Two things about this article. In this article you’ll notice the family talking about not having a million dollars in collateral. Well 99% of the time you should get collateral for a bond that large, in this case, with such a high profile client I would definetly post this bond WITHOUT collateral. I’ve dealt with a handful of very high profile clients but if/when someone like this (especially George Zimmerman) skips court, trust me you won’t have much to worry about because the U.S. Marshall’s will track him down like a rabid dog and catch him.

So not only do you have the luxury of hunting him you’ll also have law enforcement hunting him. He will not have time to breathe with all that heat on him. In a heartbeat I would take the 10% fee ($100,000) and just do a signature bond. Signature bonds are the lowest form of collateral and require no property to be put up. Basically the person signing is promising to stand good for the bond amount if the defendant skips court.

One quick side not about this article before you read it. In the article I noticed the family said “We are encouraged we can work this out. We paid $15,000 initially for the first bail fee so an additional fee of $85,000 would have to be paid to post this new bond assuming we can work out the collateral issue.”

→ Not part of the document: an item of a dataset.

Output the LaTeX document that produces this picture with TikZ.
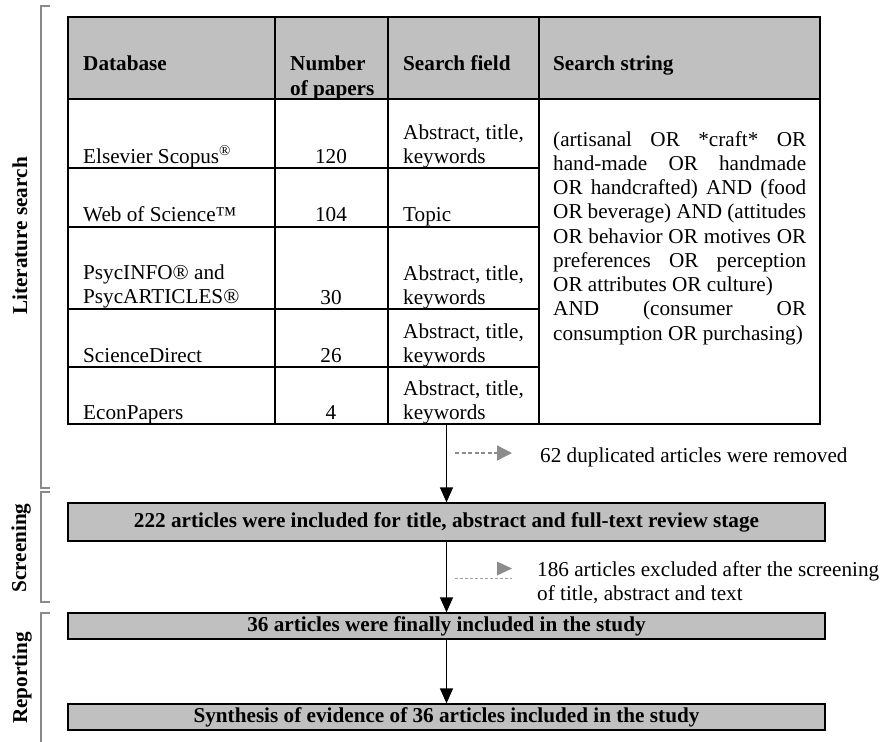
\documentclass[tikz,border=0pt]{standalone}
\usepackage{fontspec}
\setmainfont{Liberation Serif}
\usetikzlibrary{arrows.meta}
\definecolor{hdrgray}{HTML}{C0C0C0}
\definecolor{brgray}{HTML}{8A8A8A}
\definecolor{dgray}{HTML}{8C8C8C}
\begin{document}
\begin{tikzpicture}[x=1pt,y=-1pt,
  txt/.style={font=\fontsize{21.2}{24.3}\selectfont, inner sep=0pt},
  bold/.style={font=\fontsize{21.2}{24.3}\selectfont\bfseries, inner sep=0pt},
  cellL/.style={txt, anchor=base west},
  cellC/.style={txt, anchor=base},
  hdrL/.style={bold, anchor=base west},
  stagebox/.style={draw=black, line width=1.3pt, fill=hdrgray, bold, inner sep=0pt, minimum width=757pt},
  tline/.style={line width=1.1pt},
  mainarrow/.style={line width=1.4pt, -{Triangle[width=13pt,length=15pt]}},
  dasharrow/.style={dgray, line width=1.4pt, dash pattern=on 4pt off 2.5pt, -{Triangle[width=15pt,length=15pt]}},
  bracket/.style={brgray, line width=1.4pt},
  sidelabel/.style={bold, rotate=90, anchor=center}]
\useasboundingbox (0,0) rectangle (884,742);
% table
\fill[hdrgray] (68,17) rectangle (820,99);
\node[draw, tline, minimum width=752pt, minimum height=407pt, inner sep=0pt] (tbl) at (444,220.5) {};
\draw[tline] (68,99) -- (820,99);
\foreach \yy in {168,227,309,367} \draw[tline] (68,\yy) -- (539,\yy);
\foreach \xx in {275,388,539} \draw[tline] (\xx,17) -- (\xx,424);
% headers
\node[hdrL] (hDb) at (83,70) {Database};
\node[hdrL] (hNum1) at (290,70) {Number};
\node[hdrL] (hNum2) at (290,95) {of papers};
\node[hdrL] (hFld) at (403,70) {Search field};
\node[hdrL] (hStr) at (553,70) {Search string};
% rows
\node[cellL] (db1) at (83,163) {Elsevier Scopus\textsuperscript{®}};
\node[cellC] (n1) at (331,163) {120};
\node[cellL] (f1a) at (403,139) {Abstract, title,};
\node[cellL] (f1b) at (403,163) {keywords};
\node[cellL] (db2) at (83,221) {Web of Science™};
\node[cellC] (n2) at (331,221) {104};
\node[cellL] (f2) at (403,221) {Topic};
\node[cellL] (db3a) at (83,279) {PsycINFO® and};
\node[cellL] (db3b) at (83,303) {PsycARTICLES®};
\node[cellC] (n3) at (331,304) {30};
\node[cellL] (f3a) at (403,280) {Abstract, title,};
\node[cellL] (f3b) at (403,304) {keywords};
\node[cellL] (db4) at (83,362) {ScienceDirect};
\node[cellC] (n4) at (331,362) {26};
\node[cellL] (f4a) at (403,338) {Abstract, title,};
\node[cellL] (f4b) at (403,362) {keywords};
\node[cellL] (db5) at (83,419) {EconPapers};
\node[cellC] (n5) at (331,419) {4};
\node[cellL] (f5a) at (403,395) {Abstract, title,};
\node[cellL] (f5b) at (403,419) {keywords};
% search string
\node[cellL] (s1l) at (553,146) {\makebox[253pt][s]{(artisanal OR *craft* OR}};
\node[cellL] (s2l) at (553,170.25) {\makebox[253pt][s]{hand-made OR handmade}};
\node[cellL] (s3l) at (553,194.5) {\makebox[253pt][s]{OR handcrafted) AND (food}};
\node[cellL] (s4l) at (553,218.75) {\makebox[253pt][s]{OR beverage) AND (attitudes}};
\node[cellL] (s5l) at (553,243) {\makebox[253pt][s]{OR behavior OR motives OR}};
\node[cellL] (s6l) at (553,267.25) {\makebox[253pt][s]{preferences OR perception}};
\node[cellL] (s7l) at (553,291.5) {OR attributes OR culture)};
\node[cellL] (s8l) at (553,315.75) {\makebox[253pt][s]{AND (consumer OR}};
\node[cellL] (s9l) at (553,340) {consumption OR purchasing)};
% stage boxes
\node[stagebox, minimum height=38pt] (st1) at (446.5,522) {222 articles were included for title, abstract and full-text review stage};
\node[stagebox, minimum height=26pt] (st2) at (446.5,626) {36 articles were finally included in the study};
\node[stagebox, minimum height=26pt] (st3) at (446.5,717) {Synthesis of evidence of 36 articles included in the study};
% main arrows
\draw[mainarrow] (tbl.south -| st1.north) -- (st1.north);
\draw[mainarrow] (st1.south) -- (st2.north);
\draw[mainarrow] (st2.south) -- (st3.north);
% side arrows
\coordinate (d1s) at (455,453);
\coordinate (d1e) at (512,453);
\draw[dasharrow] (d1s) -- (d1e);
\node[cellL] (rem) at (540,462) {62 duplicated articles were removed};
\coordinate (d2s) at (455,578);
\coordinate (d2e) at (512,578);
\draw[dgray!80, line width=0.9pt, dash pattern=on 3pt off 2pt] (d2s) -- (d2e);
\fill[dgray] (497,561.5) -- (512,568.5) -- (497,575.5) -- cycle;
\node[cellL] (exc1) at (537,576) {186 articles excluded after the screening};
\node[cellL] (exc2) at (537,600) {of title, abstract and text};
% brackets
\draw[bracket] (50,6) -- (41,6) -- (41,488) -- (50,488);
\draw[bracket] (50,492) -- (41,492) -- (41,602) -- (50,602);
\draw[bracket] (50,613) -- (41,613) -- (41,742);
\node[sidelabel] (lab1) at (20,236) {Literature search};
\node[sidelabel] (lab2) at (21,548) {Screening};
\node[sidelabel] (lab3) at (22,678) {Reporting};
\end{tikzpicture}
\end{document}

I’m a Florida bondsman. Unfortunetly for the family, the $15,000 they paid for his first $150,000 bond does not go towards the new $1,000,000 bond. It’s actually a felony for that to occur. If a judge revokes a bond and the bond amount changes whether it’s higher or lower, the bondsman must charge 10%. The bondsman pays a fee to his insurance company on the $15,000 and also must pay a fee on the $1,000,000 bond. If the judge would of let the bond remain at $150,000 it would also be illegal for the bondsman to charge the fee again. You can only charge the 10% ONCE for the same bond and same bond amount.